Feature Engineering:

Now to get our model working we have selected/created features as below:

Gender: we have selected the gender as the first feature for our analysis
Songs: we have created another feature which holds the count of songs played by users.
Thumbs up: These features hold the count of users who has given thumbs up.
Thumbs down: These features hold the count of users who have given thumbs down.
Singers: Pick the number of singers the user has listened to as the fifth feature.

After merging all the features into one variable, let us see few records how it looks:

Modeling and Evaluation

With all the user-level features defined, calculated, and appropriately labeled the next step is to build and train a binary classifier that is able to identify the patterns between the inputs and their labels.

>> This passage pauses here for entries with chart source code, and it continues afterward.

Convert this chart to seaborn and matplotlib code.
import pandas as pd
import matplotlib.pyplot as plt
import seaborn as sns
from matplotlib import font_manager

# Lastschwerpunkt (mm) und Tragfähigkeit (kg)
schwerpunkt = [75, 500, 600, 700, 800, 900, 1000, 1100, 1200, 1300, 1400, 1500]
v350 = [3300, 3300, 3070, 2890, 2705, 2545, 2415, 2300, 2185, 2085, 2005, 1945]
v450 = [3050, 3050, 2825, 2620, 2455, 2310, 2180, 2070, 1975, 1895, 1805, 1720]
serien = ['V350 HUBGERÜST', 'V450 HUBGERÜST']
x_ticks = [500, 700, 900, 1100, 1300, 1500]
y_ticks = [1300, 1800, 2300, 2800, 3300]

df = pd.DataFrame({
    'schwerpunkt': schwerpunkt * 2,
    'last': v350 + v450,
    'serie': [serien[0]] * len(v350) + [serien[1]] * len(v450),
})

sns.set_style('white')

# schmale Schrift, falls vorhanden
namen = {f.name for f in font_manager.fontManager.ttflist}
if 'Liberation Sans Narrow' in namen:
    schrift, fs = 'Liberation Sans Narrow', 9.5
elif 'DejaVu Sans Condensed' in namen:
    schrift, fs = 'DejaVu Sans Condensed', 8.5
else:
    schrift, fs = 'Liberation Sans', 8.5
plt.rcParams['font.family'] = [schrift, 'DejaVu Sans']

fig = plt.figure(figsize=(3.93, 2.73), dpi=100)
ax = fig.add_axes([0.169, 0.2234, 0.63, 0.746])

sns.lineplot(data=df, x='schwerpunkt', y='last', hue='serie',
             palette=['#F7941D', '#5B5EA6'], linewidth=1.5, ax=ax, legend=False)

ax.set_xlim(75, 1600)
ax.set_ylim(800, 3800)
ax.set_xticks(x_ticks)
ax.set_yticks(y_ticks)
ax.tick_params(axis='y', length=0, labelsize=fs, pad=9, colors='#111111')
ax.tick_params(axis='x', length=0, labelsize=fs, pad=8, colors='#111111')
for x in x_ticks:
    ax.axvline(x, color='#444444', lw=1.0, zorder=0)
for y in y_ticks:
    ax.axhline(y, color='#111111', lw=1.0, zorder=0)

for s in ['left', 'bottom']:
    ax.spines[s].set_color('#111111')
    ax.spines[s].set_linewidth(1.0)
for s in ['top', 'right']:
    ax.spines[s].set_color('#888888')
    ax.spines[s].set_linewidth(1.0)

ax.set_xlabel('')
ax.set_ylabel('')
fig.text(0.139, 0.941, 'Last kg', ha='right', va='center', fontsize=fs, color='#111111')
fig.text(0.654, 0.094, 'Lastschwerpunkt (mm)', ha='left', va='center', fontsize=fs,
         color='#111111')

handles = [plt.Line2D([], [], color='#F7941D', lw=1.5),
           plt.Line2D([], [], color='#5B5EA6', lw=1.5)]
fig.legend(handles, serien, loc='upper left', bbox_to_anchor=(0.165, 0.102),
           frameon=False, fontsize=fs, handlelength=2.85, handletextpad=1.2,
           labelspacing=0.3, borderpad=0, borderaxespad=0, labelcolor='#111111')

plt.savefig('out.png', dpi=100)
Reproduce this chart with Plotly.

By using Spark’s machine learning capabilities we first defined pipelines that combine: a standardization step, a feature assembler object, and one of the Spark-supported binary classifiers. For each of the pipelines, we performed a grid search with cross-validation to test the performance of several parameter combinations, all on the user-level data obtained from the smaller Sparkify user activity data-set. Based on the performance results obtained in cross-validation (measured by AUC), we identified the best-performing model instances and retrained them on the entire training set. Ultimately, we evaluated their performance on the test set, using standard binary classification metrics, such as AUC and F1 score.

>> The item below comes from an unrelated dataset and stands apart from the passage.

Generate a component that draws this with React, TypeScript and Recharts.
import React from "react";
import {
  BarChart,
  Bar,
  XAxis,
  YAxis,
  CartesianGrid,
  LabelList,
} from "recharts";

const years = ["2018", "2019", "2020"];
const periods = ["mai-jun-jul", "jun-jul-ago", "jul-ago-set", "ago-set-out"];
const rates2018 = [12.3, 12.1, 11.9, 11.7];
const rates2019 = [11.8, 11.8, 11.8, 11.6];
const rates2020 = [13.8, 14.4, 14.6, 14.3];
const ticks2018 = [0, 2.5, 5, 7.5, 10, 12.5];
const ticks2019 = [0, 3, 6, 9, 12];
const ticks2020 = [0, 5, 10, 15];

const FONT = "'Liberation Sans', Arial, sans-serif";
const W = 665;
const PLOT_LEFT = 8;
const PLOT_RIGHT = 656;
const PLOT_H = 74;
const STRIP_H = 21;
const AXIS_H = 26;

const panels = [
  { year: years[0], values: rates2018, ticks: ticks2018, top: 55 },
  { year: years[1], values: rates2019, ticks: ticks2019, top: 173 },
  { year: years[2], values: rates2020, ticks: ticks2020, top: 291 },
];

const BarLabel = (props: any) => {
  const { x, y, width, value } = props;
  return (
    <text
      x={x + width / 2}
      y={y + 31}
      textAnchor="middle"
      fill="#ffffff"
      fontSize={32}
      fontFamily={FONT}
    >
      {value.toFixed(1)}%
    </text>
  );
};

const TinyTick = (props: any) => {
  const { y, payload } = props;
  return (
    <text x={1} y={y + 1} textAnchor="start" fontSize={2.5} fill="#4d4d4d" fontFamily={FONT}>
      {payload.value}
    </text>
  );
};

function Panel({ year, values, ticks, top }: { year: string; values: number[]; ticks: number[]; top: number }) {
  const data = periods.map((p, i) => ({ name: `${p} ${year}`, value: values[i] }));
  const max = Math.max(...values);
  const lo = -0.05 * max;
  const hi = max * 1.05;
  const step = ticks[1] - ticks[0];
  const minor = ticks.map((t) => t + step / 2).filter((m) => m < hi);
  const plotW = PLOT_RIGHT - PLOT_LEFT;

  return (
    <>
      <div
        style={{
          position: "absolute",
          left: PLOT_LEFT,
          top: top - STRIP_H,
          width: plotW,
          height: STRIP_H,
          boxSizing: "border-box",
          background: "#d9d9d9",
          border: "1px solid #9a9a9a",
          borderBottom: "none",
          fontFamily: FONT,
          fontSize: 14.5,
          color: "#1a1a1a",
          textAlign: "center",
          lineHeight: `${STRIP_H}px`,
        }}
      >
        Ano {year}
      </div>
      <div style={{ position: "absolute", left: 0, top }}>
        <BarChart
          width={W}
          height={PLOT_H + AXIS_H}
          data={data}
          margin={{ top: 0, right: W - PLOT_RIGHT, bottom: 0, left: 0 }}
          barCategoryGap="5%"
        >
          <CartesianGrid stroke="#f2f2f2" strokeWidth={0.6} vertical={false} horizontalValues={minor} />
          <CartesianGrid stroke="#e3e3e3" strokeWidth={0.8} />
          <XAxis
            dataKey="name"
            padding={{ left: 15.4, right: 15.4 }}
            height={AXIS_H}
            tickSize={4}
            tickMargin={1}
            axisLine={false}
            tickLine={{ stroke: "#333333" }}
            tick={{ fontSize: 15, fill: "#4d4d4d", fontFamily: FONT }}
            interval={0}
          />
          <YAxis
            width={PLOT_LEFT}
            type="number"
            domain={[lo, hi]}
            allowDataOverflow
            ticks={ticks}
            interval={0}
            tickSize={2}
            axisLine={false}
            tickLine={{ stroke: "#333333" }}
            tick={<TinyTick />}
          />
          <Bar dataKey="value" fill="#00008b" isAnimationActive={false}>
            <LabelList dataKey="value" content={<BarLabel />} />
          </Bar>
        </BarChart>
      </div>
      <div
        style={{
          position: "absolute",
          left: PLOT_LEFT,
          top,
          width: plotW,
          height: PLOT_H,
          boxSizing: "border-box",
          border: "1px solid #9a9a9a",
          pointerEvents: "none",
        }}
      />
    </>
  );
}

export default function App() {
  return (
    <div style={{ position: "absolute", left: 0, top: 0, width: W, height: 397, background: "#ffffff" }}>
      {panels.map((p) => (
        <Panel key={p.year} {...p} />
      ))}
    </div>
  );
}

Based on the results obtained on the smaller Sparkify data-set, we selected a subset of good performing models to train and test also on the full 12GB Sparkify data-set, using Amazon’s EMR cluster. While training the models on the smaller data-set suffers from a small sample problem (the data-set reduces to 225 users only, 46 in the test set), and can return rather unstable performance results, the full Sparkify data (combines logs of more than 20k users) allowed us to truly test the efficacy of the developed models.

Refinement

We try to optimize logistic regression model by using grid search with different values for the parameters like elastic net regularization,elasticNetParam which corresponds to α and regParam corresponds to λ.(source )

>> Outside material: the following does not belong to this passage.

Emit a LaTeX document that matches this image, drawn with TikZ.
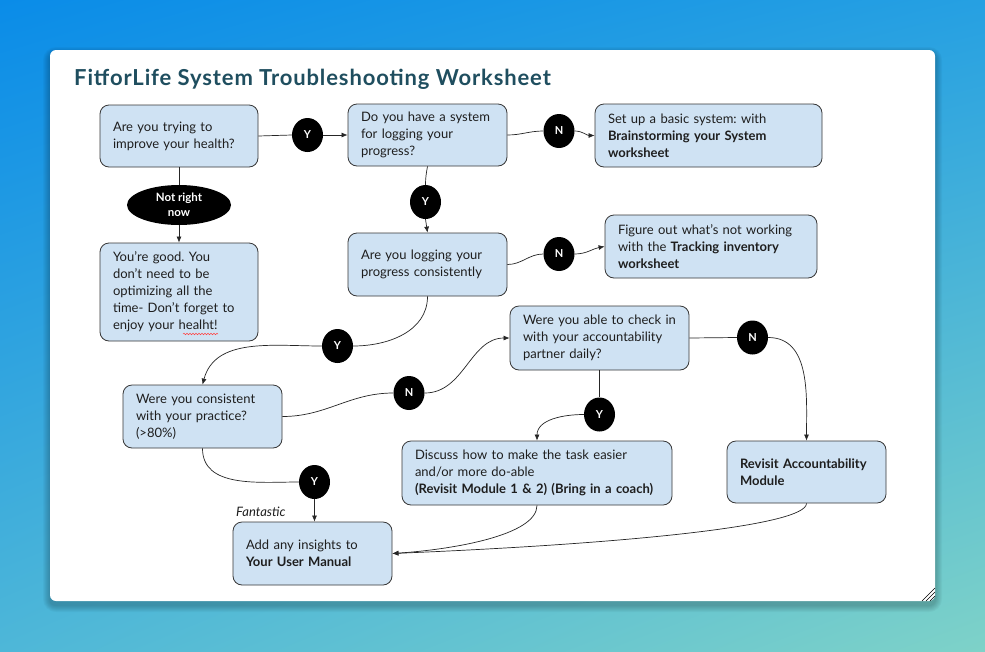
\documentclass[tikz,border=0pt]{standalone}
\usepackage{fontspec}
\setmainfont{Lato}
\newfontfamily\titlefont[LetterSpace=4]{Lato}
\usetikzlibrary{arrows.meta,shapes.geometric,shadings,decorations.pathmorphing}
\definecolor{boxblue}{RGB}{207,226,243}
\definecolor{titlecol}{RGB}{31,78,95}
\definecolor{txt}{RGB}{30,30,30}
\definecolor{edgecol}{RGB}{55,55,55}
\definecolor{bgA}{RGB}{10,140,232}
\definecolor{bgB}{RGB}{38,160,226}
\definecolor{bgC}{RGB}{78,183,216}
\definecolor{bgD}{RGB}{126,210,200}
\frenchspacing
\begin{document}
\begin{tikzpicture}[x=1pt,y=-1pt,
 qbox/.style={draw=edgecol, fill=boxblue, rounded corners=9pt, line width=0.8pt, align=left, inner xsep=13pt, inner ysep=0pt, text=txt, font=\fontsize{13}{17}\selectfont},
 yn/.style={ellipse, fill=black, minimum width=31pt, minimum height=34pt, inner sep=0pt, text=white, font=\bfseries\fontsize{11}{12}\selectfont},
 conn/.style={line width=0.7pt, draw=black!85},
 arr/.style={conn, -{Latex[length=6pt,width=5pt]}}
]
\useasboundingbox (0,0) rectangle (985,651);
\shade[upper left=bgA, upper right=bgB, lower left=bgC, lower right=bgD] (0,0) rectangle (985,651);
% card shadow
\foreach \i in {1,...,7}{
  \fill[black, opacity=0.03, rounded corners=6pt+\i pt] (50-\i,50-\i+4) rectangle (935+\i,601+\i+4);
}
\fill[white, rounded corners=6pt] (50,50) rectangle (935,601);
\draw[black, line width=0.6pt] (922,601) -- (935,588) (926,601) -- (935,592) (930,601) -- (935,596);

\node[anchor=base west, font=\titlefont\bfseries\fontsize{22}{26}\selectfont, text=titlecol, inner sep=0pt] (title) at (74,85) {FitforLife System Troubleshooting Worksheet};

% boxes
\node[qbox, text width=132pt, minimum height=62pt] (A) at (179,136) {Are you trying to\\improve your health?};
\node[qbox, text width=133pt, minimum height=62pt] (B) at (427.5,135) {Do you have a system\\for logging your\\progress?};
\node[qbox, text width=201pt, minimum height=63pt] (C) at (708.5,135.5) {Set up a basic system: with\\\textbf{Brainstorming your System}\\\textbf{worksheet}};
\node[ellipse, fill=black, minimum width=104pt, minimum height=40pt, inner sep=0pt, text=white, align=center, font=\bfseries\fontsize{11.5}{15}\selectfont] (NR) at (179,205) {Not right\\now};
\node[qbox, text width=132pt, minimum height=98pt] (D) at (179,292) {You’re good. You\\don’t need to be\\optimizing all the\\time- Don’t forget to\\enjoy your healht!};
\draw[red!75, line width=0.5pt, decorate, decoration={snake, segment length=3pt, amplitude=0.8pt}] (183,334) -- (218,334);
\node[qbox, text width=133pt, minimum height=63pt] (E) at (427.5,264.5) {Are you logging your\\progress consistently};
\node[qbox, text width=186pt, minimum height=63pt] (F) at (711,246.5) {Figure out what’s not working\\with the \textbf{Tracking inventory}\\\textbf{worksheet}};
\node[qbox, text width=133pt, minimum height=63pt] (G) at (202.5,416.5) {Were you consistent\\with your practice?\\(>80\%)};
\node[qbox, text width=153pt, minimum height=64pt] (H) at (599.5,338) {Were you able to check in\\with your accountability\\partner daily?};
\node[qbox, text width=244pt, minimum height=64pt] (I) at (537,473) {Discuss how to make the task easier\\and/or more do-able\\\textbf{(Revisit Module 1 \& 2) (Bring in a coach)}};
\node[qbox, text width=133pt, minimum height=62pt] (J) at (806.5,472) {\textbf{Revisit Accountability}\\\textbf{Module}};
\node[qbox, text width=133pt, minimum height=63pt] (K) at (312.5,553.5) {Add any insights to\\\textbf{Your User Manual}};
\node[anchor=base west, inner sep=0pt, text=txt, font=\itshape\fontsize{13}{15}\selectfont] (fant) at (236,516) {Fantastic};

% Y / N markers
\node[yn] (y1) at (307.5,135) {Y};
\node[yn] (n1) at (559,131) {N};
\node[yn] (y2) at (425.5,202) {Y};
\node[yn] (n2) at (559,254) {N};
\node[yn] (y3) at (337.5,346) {Y};
\node[yn] (n3) at (409,393) {N};
\node[yn] (n4) at (752.5,337.5) {N};
\node[yn] (y4) at (599.5,414.5) {Y};
\node[yn] (y5) at (314.5,482) {Y};

% connectors
\draw[conn] (A.east) -- (y1.west);
\draw[arr] (y1.east) -- (B.west);
\draw[conn] (B.east) to[out=0,in=180] (n1.west);
\draw[arr] (n1.east) to[out=0,in=180] (C.west);
\draw[conn] (A.south) -- (NR.north);
\draw[arr] (NR.south) -- (D.north);
\draw[conn] (B.south) to[out=-100,in=90] (y2.north);
\draw[arr] (y2.south) -- (E.north);
\draw[conn] (E.east) to[out=0,in=180] (n2.west);
\draw[arr] (n2.east) to[out=0,in=190] (F.west);
\draw[conn] (E.south) to[out=-90,in=0] (y3.east);
\draw[arr] (y3.west) to[out=180,in=75] (G.north);
\draw[conn] (G.east) to[out=0,in=180] (n3.west);
\draw[arr] (n3.east) to[out=0,in=180] (H.west);
\draw[conn] (H.east) -- (n4.west);
\draw[arr] (n4.east) to[out=0,in=90] (J.north);
\draw[conn] (H.south) -- (y4.north);
\draw[arr] (y4.west) to[out=180,in=90] (I.north);
\draw[conn] (G.south) to[out=-90,in=180] (y5.west);
\draw[arr] (y5.south) -- (y5.south |- K.north);
\draw[arr] (I.south) .. controls ([yshift=-30pt]I.south) and ([xshift=60pt,yshift=4pt]K.east) .. (K.east);
\draw[arr] (J.south) .. controls ([yshift=-22pt]J.south) and ([xshift=240pt,yshift=10pt]K.east) .. (K.east);
\end{tikzpicture}
\end{document}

Logistic Regression Hyper Parameter Tuning

We also optimize random forest model parameters like max depth, impurities, number of trees etc.

Results

After the refinement of hyperparameters in the logistic regression model with different grid searches, the metrics did not improve. Thus, we decide to take vanilla logistic regression as our final model that has an F1 Score of 0.6. Also, with the tuning of random forest model F1 Score came out to be equivalent to vanilla logistic regression. Thus, we took the Logistic Regression model with default parameters as our final model.

Conclusion

To summarise, we started with a small subset of the dataset. We performed steps like data cleaning, data exploration, feature engineering, data pre-processing and then modeling to predict churn.
This capstone project, as a reflection, I would say, has been a great platform to learn and execute a variety of data science skills like exploratory data analysis, data wrangling, feature engineering, machine learning pipeline creation, model evaluation, fine-tuning.
This project comes as a good exercise to understand and solve a problem that is very common in the real-world for customer-oriented businesses.
We were able to achieve an F1 score of 0.6, which is a little low. However, this can be further improved by adding more features for the variables like thumbs up, thumbs down, downgraded which we have ignored d in this exercise.